A towering and laid-back former military chief, Gantz appears to have edged out the conservative Netanyahu in a Tuesday election, but not enough to win a governing center-left majority in parliament led by his Blue and White party.
A weakened Netanyahu, whose right-wing Likud party also fell short of victory, called on Gantz, 60, on Thursday to join him a broad, unity government. Gantz insists he will not enter an alliance with Netanyahu.
Earlier, Netanyahu was wont to point out that Gantz is a political greenhorn whose foreign policy pedigree is a stint as defense attache at the Israeli embassy in Washington – a resume unlikely to impress world leaders like President Donald Trump.
Gantz casts himself as more diplomatically accommodating than Netanyahu, urging redoubled efforts to restart peace talks with the Palestinians but stopping short of any commitment to the statehood they seek.
Where Netanyahu envisages annexing the Jordan Valley, part of occupied West Bank land, Gantz has spoken less concretely of Israel maintaining security control of the strategic corridor.
To his critics, that kind of haziness shows indecisiveness and lack of principle. Gantz, who was raised on a collective farm and spent some of his school years in a religious Jewish seminary, describes himself as having more grit than varnish.
“You know I’m not strong with words,” he told a Jerusalem conference earlier this month. “I say honestly – I’m not a politician. A leader? I hope that (I am that), yes.”
Gantz, who is married with four children, has acknowledged his easy-going appeal, telling reporters on Wednesday that he aspired to enter a “good, desirable unity government, so the country can relax a little”.
But he has also shown steel. He launched his political career earlier this year with a bombastic ad campaign that claimed credit for hundreds of “terrorist” kills in Gaza – a reference to wars he oversaw against Hamas Islamists, and whose civilian Palestinian toll drew international condemnation.
Indeed, as Israelis voted on Tuesday, a Dutch Palestinian who lost six relatives to Israeli forces in Gaza in 2014 sought war crimes damages against Gantz at The Hague. Gantz fired back defiantly that Israel has “the most moral army in the world”.
But in making Blue and White Israel’s largest party in parliament – just edging past Likud, according to near-complete results – many Israelis evidently felt overtaxed by more than a decade of Netanyahu rule.
Netanyahu, Israel’s longest-serving leader, faces possible indictment in three corruption cases in which he denies any wrongdoing. During his decade in power, internal divisions and diplomatic stalemate with the Palestinians have deepened.
“When I look at Gantz, I see someone I can trust, who is honest and sincere. He is a role model,” Tami Golan, a 46-year-old Tel Aviv property manager, told Reuters.

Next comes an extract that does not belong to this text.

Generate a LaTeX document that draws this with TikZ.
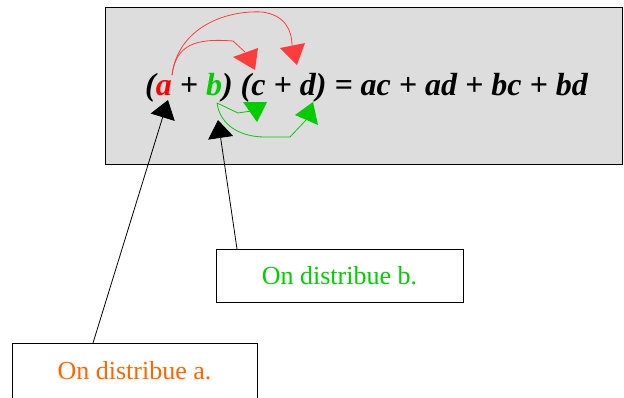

“He gives me hope we can be united as a country,” the mother of two said.
Netanyahu has accused Gantz of being gunshy when it came to a potential military confrontation with arch-foe Iran. Gantz says that he prepared a plan for attacking Iranian nuclear sites but that it was Netanyahu who failed to green-light it.
As top general, Gantz says, he was guided by his late mother, a Holocaust survivor. While she supported Israel’s fight against Hamas, he recounted in later media interviews, she exhorted him to “keep the food coming in” to impoverished Gaza.
Among factors that could decide if Gantz forms the next government, assuming a partnership with Netanyahu does not materialize, is whether he gets a nod from a party list that represents Israel’s Arab minority.
While some Arab politicians have voiced misgivings about Gantz’s record in uniform, others have hinted they may grudgingly back him as an antidote to Netanyahu.
The Palestinians have not ruled Gantz out as peace partner.
“We do respect (the) democratic outcome of elections in Israel. Whoever will form the government – we are ready to sit with him or her to restart the negotiations,” Palestinian Foreign Minister Riyad al-Maliki said at a news conference in Oslo on Wednesday.